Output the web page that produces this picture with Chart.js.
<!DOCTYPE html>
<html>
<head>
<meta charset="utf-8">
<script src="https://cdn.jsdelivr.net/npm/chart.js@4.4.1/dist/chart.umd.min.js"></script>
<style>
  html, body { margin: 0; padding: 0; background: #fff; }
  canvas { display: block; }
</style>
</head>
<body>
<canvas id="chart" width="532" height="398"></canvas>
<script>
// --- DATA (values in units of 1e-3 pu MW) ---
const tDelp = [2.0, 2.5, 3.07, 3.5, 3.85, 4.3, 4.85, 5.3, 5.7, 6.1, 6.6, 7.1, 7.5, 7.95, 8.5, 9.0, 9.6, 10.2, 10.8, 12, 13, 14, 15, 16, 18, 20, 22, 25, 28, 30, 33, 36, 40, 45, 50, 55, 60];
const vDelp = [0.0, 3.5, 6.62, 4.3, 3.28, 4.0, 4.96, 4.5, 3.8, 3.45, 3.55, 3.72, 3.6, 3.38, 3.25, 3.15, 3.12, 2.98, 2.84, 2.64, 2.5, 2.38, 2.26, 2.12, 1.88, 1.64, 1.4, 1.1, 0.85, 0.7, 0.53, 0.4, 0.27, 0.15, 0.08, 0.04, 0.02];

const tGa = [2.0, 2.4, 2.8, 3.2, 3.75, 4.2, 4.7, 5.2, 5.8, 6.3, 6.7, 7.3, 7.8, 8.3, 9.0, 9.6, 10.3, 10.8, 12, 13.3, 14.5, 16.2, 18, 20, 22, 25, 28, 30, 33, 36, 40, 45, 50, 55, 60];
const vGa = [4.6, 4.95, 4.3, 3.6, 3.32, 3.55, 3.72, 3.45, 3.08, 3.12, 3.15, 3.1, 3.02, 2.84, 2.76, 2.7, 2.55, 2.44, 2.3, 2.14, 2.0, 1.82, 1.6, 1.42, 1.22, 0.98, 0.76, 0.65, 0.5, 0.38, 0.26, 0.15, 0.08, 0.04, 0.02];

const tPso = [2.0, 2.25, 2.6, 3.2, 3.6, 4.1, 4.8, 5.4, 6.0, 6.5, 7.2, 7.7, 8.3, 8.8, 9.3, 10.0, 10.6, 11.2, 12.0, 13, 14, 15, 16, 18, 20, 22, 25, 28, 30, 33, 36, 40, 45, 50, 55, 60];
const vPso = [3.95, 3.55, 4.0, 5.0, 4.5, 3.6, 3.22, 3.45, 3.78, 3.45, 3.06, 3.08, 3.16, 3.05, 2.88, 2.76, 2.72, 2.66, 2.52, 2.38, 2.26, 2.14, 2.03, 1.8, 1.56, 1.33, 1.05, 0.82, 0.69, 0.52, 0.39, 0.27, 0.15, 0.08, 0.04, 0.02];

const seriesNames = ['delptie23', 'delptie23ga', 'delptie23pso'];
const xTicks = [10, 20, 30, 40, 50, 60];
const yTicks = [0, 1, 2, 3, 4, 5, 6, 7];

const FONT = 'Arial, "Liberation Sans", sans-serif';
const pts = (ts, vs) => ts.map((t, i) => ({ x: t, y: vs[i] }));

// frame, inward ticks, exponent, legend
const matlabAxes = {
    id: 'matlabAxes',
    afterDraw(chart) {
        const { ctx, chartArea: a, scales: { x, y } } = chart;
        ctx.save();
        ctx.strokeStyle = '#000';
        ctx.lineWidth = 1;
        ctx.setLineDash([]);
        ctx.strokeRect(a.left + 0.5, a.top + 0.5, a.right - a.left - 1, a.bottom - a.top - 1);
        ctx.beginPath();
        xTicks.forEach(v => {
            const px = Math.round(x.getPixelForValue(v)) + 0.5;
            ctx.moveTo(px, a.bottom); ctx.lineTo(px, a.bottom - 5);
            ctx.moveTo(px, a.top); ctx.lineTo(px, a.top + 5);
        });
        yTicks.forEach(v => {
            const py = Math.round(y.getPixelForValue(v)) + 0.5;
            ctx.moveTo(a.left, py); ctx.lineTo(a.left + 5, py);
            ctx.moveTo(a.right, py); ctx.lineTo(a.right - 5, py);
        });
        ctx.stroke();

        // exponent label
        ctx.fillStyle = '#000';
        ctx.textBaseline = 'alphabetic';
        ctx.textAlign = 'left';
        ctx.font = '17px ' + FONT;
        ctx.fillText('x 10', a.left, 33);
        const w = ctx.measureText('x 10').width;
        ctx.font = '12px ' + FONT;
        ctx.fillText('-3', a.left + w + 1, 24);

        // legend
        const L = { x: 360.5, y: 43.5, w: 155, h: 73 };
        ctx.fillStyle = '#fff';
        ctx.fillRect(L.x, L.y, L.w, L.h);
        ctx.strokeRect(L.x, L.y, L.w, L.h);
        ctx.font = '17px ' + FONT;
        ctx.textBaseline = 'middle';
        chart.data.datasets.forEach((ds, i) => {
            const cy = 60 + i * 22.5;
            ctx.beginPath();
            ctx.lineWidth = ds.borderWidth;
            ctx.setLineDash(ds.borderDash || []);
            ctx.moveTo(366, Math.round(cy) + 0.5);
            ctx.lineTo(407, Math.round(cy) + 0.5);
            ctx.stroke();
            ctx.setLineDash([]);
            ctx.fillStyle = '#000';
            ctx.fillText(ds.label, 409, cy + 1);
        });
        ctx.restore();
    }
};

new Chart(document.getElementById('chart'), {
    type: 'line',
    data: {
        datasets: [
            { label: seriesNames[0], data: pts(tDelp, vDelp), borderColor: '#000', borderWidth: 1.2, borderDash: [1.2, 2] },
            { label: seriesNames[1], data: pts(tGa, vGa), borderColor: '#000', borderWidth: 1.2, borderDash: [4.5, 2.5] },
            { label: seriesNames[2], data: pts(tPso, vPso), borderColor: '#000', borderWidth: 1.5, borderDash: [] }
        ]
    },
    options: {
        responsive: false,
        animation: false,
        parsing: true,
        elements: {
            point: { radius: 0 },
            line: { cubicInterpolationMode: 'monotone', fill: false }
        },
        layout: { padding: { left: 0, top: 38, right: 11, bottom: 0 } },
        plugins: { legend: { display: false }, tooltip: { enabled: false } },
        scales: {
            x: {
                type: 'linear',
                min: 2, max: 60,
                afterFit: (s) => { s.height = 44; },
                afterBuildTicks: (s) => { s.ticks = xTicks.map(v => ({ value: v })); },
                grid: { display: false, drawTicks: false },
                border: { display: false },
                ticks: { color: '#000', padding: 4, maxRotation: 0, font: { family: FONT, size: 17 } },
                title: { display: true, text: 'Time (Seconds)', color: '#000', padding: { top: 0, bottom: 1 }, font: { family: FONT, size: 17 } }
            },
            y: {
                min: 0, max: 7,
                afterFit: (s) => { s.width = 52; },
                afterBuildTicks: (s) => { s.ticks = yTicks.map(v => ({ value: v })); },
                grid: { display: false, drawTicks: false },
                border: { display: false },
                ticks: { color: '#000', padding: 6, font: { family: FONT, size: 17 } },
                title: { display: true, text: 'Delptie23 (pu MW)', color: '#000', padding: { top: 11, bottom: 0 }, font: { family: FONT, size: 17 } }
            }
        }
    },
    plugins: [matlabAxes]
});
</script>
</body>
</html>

OBJECTIVE. Copy out each line exactly.

FINAL RESULT.
Output the web page that produces this picture with Chart.js.
<!DOCTYPE html>
<html>
<head>
<meta charset="utf-8">
<script src="https://cdn.jsdelivr.net/npm/chart.js@4.4.1/dist/chart.umd.min.js"></script>
<style>
  html, body { margin: 0; padding: 0; background: #fff; }
  canvas { display: block; }
</style>
</head>
<body>
<canvas id="chart" width="532" height="398"></canvas>
<script>
// --- DATA (values in units of 1e-3 pu MW) ---
const tDelp = [2.0, 2.5, 3.07, 3.5, 3.85, 4.3, 4.85, 5.3, 5.7, 6.1, 6.6, 7.1, 7.5, 7.95, 8.5, 9.0, 9.6, 10.2, 10.8, 12, 13, 14, 15, 16, 18, 20, 22, 25, 28, 30, 33, 36, 40, 45, 50, 55, 60];
const vDelp = [0.0, 3.5, 6.62, 4.3, 3.28, 4.0, 4.96, 4.5, 3.8, 3.45, 3.55, 3.72, 3.6, 3.38, 3.25, 3.15, 3.12, 2.98, 2.84, 2.64, 2.5, 2.38, 2.26, 2.12, 1.88, 1.64, 1.4, 1.1, 0.85, 0.7, 0.53, 0.4, 0.27, 0.15, 0.08, 0.04, 0.02];

const tGa = [2.0, 2.4, 2.8, 3.2, 3.75, 4.2, 4.7, 5.2, 5.8, 6.3, 6.7, 7.3, 7.8, 8.3, 9.0, 9.6, 10.3, 10.8, 12, 13.3, 14.5, 16.2, 18, 20, 22, 25, 28, 30, 33, 36, 40, 45, 50, 55, 60];
const vGa = [4.6, 4.95, 4.3, 3.6, 3.32, 3.55, 3.72, 3.45, 3.08, 3.12, 3.15, 3.1, 3.02, 2.84, 2.76, 2.7, 2.55, 2.44, 2.3, 2.14, 2.0, 1.82, 1.6, 1.42, 1.22, 0.98, 0.76, 0.65, 0.5, 0.38, 0.26, 0.15, 0.08, 0.04, 0.02];

const tPso = [2.0, 2.25, 2.6, 3.2, 3.6, 4.1, 4.8, 5.4, 6.0, 6.5, 7.2, 7.7, 8.3, 8.8, 9.3, 10.0, 10.6, 11.2, 12.0, 13, 14, 15, 16, 18, 20, 22, 25, 28, 30, 33, 36, 40, 45, 50, 55, 60];
const vPso = [3.95, 3.55, 4.0, 5.0, 4.5, 3.6, 3.22, 3.45, 3.78, 3.45, 3.06, 3.08, 3.16, 3.05, 2.88, 2.76, 2.72, 2.66, 2.52, 2.38, 2.26, 2.14, 2.03, 1.8, 1.56, 1.33, 1.05, 0.82, 0.69, 0.52, 0.39, 0.27, 0.15, 0.08, 0.04, 0.02];

const seriesNames = ['delptie23', 'delptie23ga', 'delptie23pso'];
const xTicks = [10, 20, 30, 40, 50, 60];
const yTicks = [0, 1, 2, 3, 4, 5, 6, 7];

const FONT = 'Arial, "Liberation Sans", sans-serif';
const pts = (ts, vs) => ts.map((t, i) => ({ x: t, y: vs[i] }));

// frame, inward ticks, exponent, legend
const matlabAxes = {
    id: 'matlabAxes',
    afterDraw(chart) {
        const { ctx, chartArea: a, scales: { x, y } } = chart;
        ctx.save();
        ctx.strokeStyle = '#000';
        ctx.lineWidth = 1;
        ctx.setLineDash([]);
        ctx.strokeRect(a.left + 0.5, a.top + 0.5, a.right - a.left - 1, a.bottom - a.top - 1);
        ctx.beginPath();
        xTicks.forEach(v => {
            const px = Math.round(x.getPixelForValue(v)) + 0.5;
            ctx.moveTo(px, a.bottom); ctx.lineTo(px, a.bottom - 5);
            ctx.moveTo(px, a.top); ctx.lineTo(px, a.top + 5);
        });
        yTicks.forEach(v => {
            const py = Math.round(y.getPixelForValue(v)) + 0.5;
            ctx.moveTo(a.left, py); ctx.lineTo(a.left + 5, py);
            ctx.moveTo(a.right, py); ctx.lineTo(a.right - 5, py);
        });
        ctx.stroke();

        // exponent label
        ctx.fillStyle = '#000';
        ctx.textBaseline = 'alphabetic';
        ctx.textAlign = 'left';
        ctx.font = '17px ' + FONT;
        ctx.fillText('x 10', a.left, 33);
        const w = ctx.measureText('x 10').width;
        ctx.font = '12px ' + FONT;
        ctx.fillText('-3', a.left + w + 1, 24);

        // legend
        const L = { x: 360.5, y: 43.5, w: 155, h: 73 };
        ctx.fillStyle = '#fff';
        ctx.fillRect(L.x, L.y, L.w, L.h);
        ctx.strokeRect(L.x, L.y, L.w, L.h);
        ctx.font = '17px ' + FONT;
        ctx.textBaseline = 'middle';
        chart.data.datasets.forEach((ds, i) => {
            const cy = 60 + i * 22.5;
            ctx.beginPath();
            ctx.lineWidth = ds.borderWidth;
            ctx.setLineDash(ds.borderDash || []);
            ctx.moveTo(366, Math.round(cy) + 0.5);
            ctx.lineTo(407, Math.round(cy) + 0.5);
            ctx.stroke();
            ctx.setLineDash([]);
            ctx.fillStyle = '#000';
            ctx.fillText(ds.label, 409, cy + 1);
        });
        ctx.restore();
    }
};

new Chart(document.getElementById('chart'), {
    type: 'line',
    data: {
        datasets: [
            { label: seriesNames[0], data: pts(tDelp, vDelp), borderColor: '#000', borderWidth: 1.2, borderDash: [1.2, 2] },
            { label: seriesNames[1], data: pts(tGa, vGa), borderColor: '#000', borderWidth: 1.2, borderDash: [4.5, 2.5] },
            { label: seriesNames[2], data: pts(tPso, vPso), borderColor: '#000', borderWidth: 1.5, borderDash: [] }
        ]
    },
    options: {
        responsive: false,
        animation: false,
        parsing: true,
        elements: {
            point: { radius: 0 },
            line: { cubicInterpolationMode: 'monotone', fill: false }
        },
        layout: { padding: { left: 0, top: 38, right: 11, bottom: 0 } },
        plugins: { legend: { display: false }, tooltip: { enabled: false } },
        scales: {
            x: {
                type: 'linear',
                min: 2, max: 60,
                afterFit: (s) => { s.height = 44; },
                afterBuildTicks: (s) => { s.ticks = xTicks.map(v => ({ value: v })); },
                grid: { display: false, drawTicks: false },
                border: { display: false },
                ticks: { color: '#000', padding: 4, maxRotation: 0, font: { family: FONT, size: 17 } },
                title: { display: true, text: 'Time (Seconds)', color: '#000', padding: { top: 0, bottom: 1 }, font: { family: FONT, size: 17 } }
            },
            y: {
                min: 0, max: 7,
                afterFit: (s) => { s.width = 52; },
                afterBuildTicks: (s) => { s.ticks = yTicks.map(v => ({ value: v })); },
                grid: { display: false, drawTicks: false },
                border: { display: false },
                ticks: { color: '#000', padding: 6, font: { family: FONT, size: 17 } },
                title: { display: true, text: 'Delptie23 (pu MW)', color: '#000', padding: { top: 11, bottom: 0 }, font: { family: FONT, size: 17 } }
            }
        }
    },
    plugins: [matlabAxes]
});
</script>
</body>
</html>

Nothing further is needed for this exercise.